SONU chairman Zack Kinuthia says that calls for a referendum are driven by personal vendetta among some politicians who want to gain power through the backdoor.
He told journalists that the country has neither resources nor time to be distracted by sideshows aimed at giving relevance to politicians who have lost their flair.
“Our considered view is that the country is still in transition on all fronts and the most respectable – as well as patriotic -thing anyone who calls himself a nationalist can do is to give the country time to heal, reconcile and ground the Constitution,” he affirmed.
“Kenyans decided what system of Government they wanted during the 2010 referendum and, equally significant, during the March 4 2013 General Elections.”
He has also asked the opposition to accept they lost the elections and join hands with the government in working for the citizens.
“As the ancient Latin saying goes, Vox Populi, Vox Dei (the Voice of the People is the Voice of God). The people of Kenya spoke in 2010 Referendum and the 2013 General Elections,” the student chairman noted.
“Anyone who fails to hear the Voice of the People automatically fails to hear the Voice of God.”
The students asked leaders who have fought for democracy of the country “to borrow a leaf from Kenneth Matiba who sacrificed his health and property to give this country the democratic space we have today.”
“Yet besides all the sacrifices he made, not for a single day has Matiba stood to demand that he must be the President on the basis that he sacrificed so much for the country,” Kinuthia added.
The Supreme Council of Kenya Muslims added its voice and called on Kenyans to reject any clamour for a referendum by either the opposition leaders or governors.

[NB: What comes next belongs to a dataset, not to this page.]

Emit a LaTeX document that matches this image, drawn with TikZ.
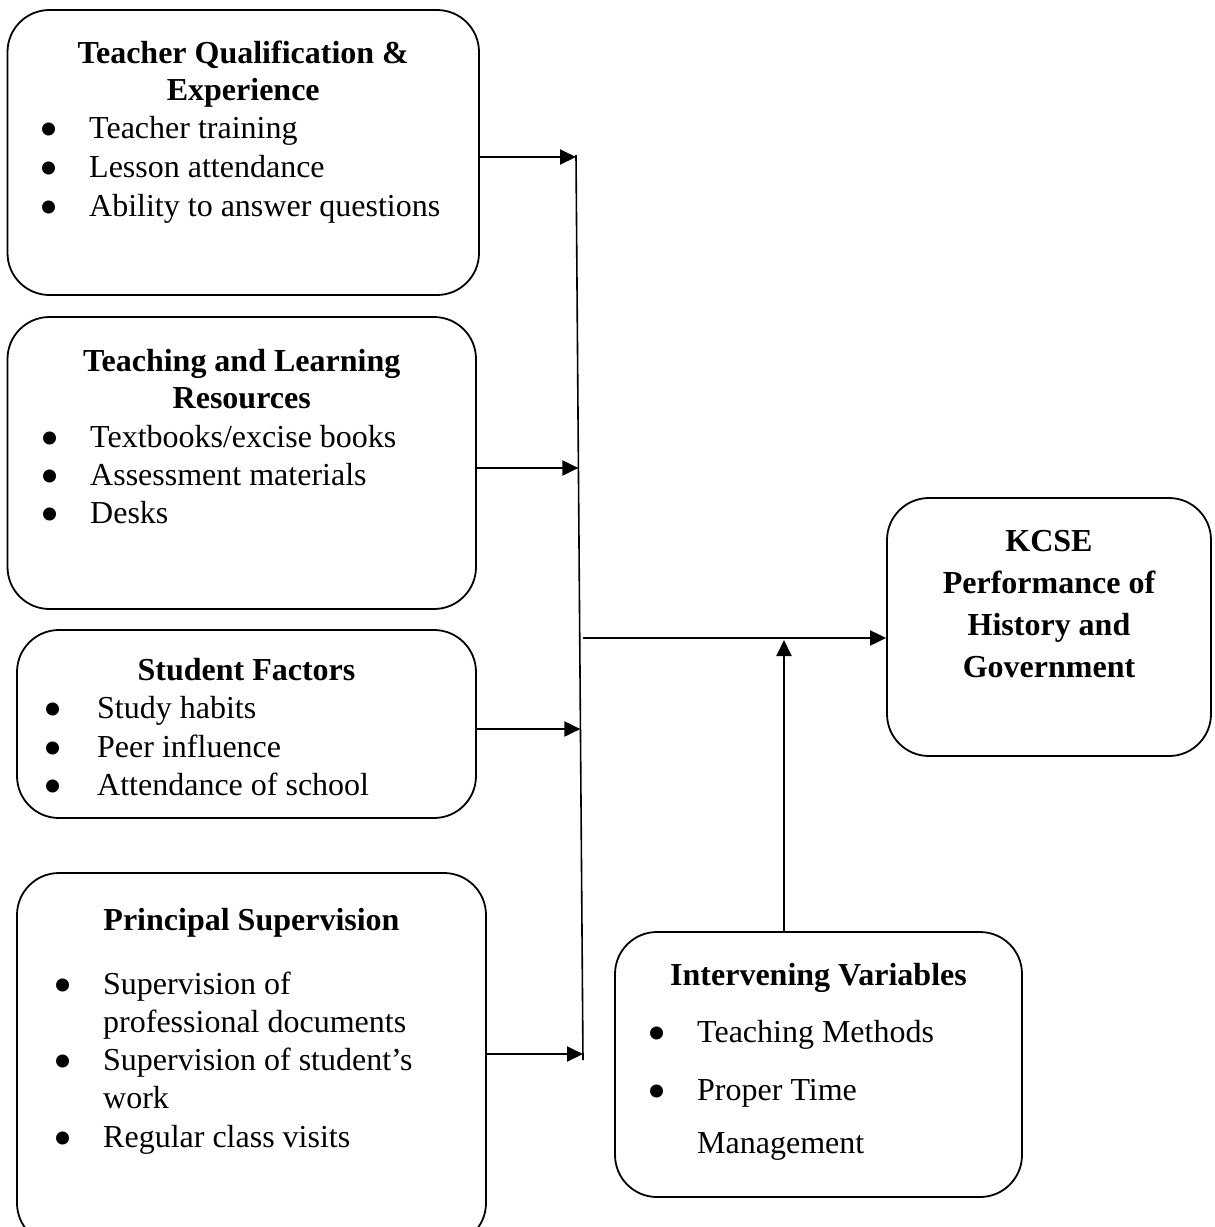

Speaking to Capital FM News, Secretary General Adan Wachu said any attempt to have a referendum will derail development and will also be expensive for the country.
“As a council we have resolved to distaste any call for a referendum four months after elections. The country needs time to grow,” he affirmed.
He urged leaders to give the government time to deliver on its promises saying it was still early to gauge on its success.
He said that the whole issue was being politicised noting that the government had shown its commitment to devolution.
Wachu further asked opposition leaders to join hands with the government in efforts to improve the livelihood of the citizens.
Their stand comes barely days after the governor’s council distanced itself from the opposition driven referendum saying it was not issue based.
The governors, both from CORD and Jubilee on Thursday (August 16) stated that their position was based on the need to safeguard the implementation of devolution in the face of political agitation.
Unlike CORD, which is pushing for amendments to the Constitution to change the presidential election system, the Council of Governors and the Senate are advocating for the plebiscite to among others, pushing for revenue allocated to counties to be raised to at least 40 percent from the current 15 percent of national revenue.
The governors’ initiative also seeks to amend relevant articles of the Constitution in order to strengthen the Senate to cement its role as the guardian of devolution.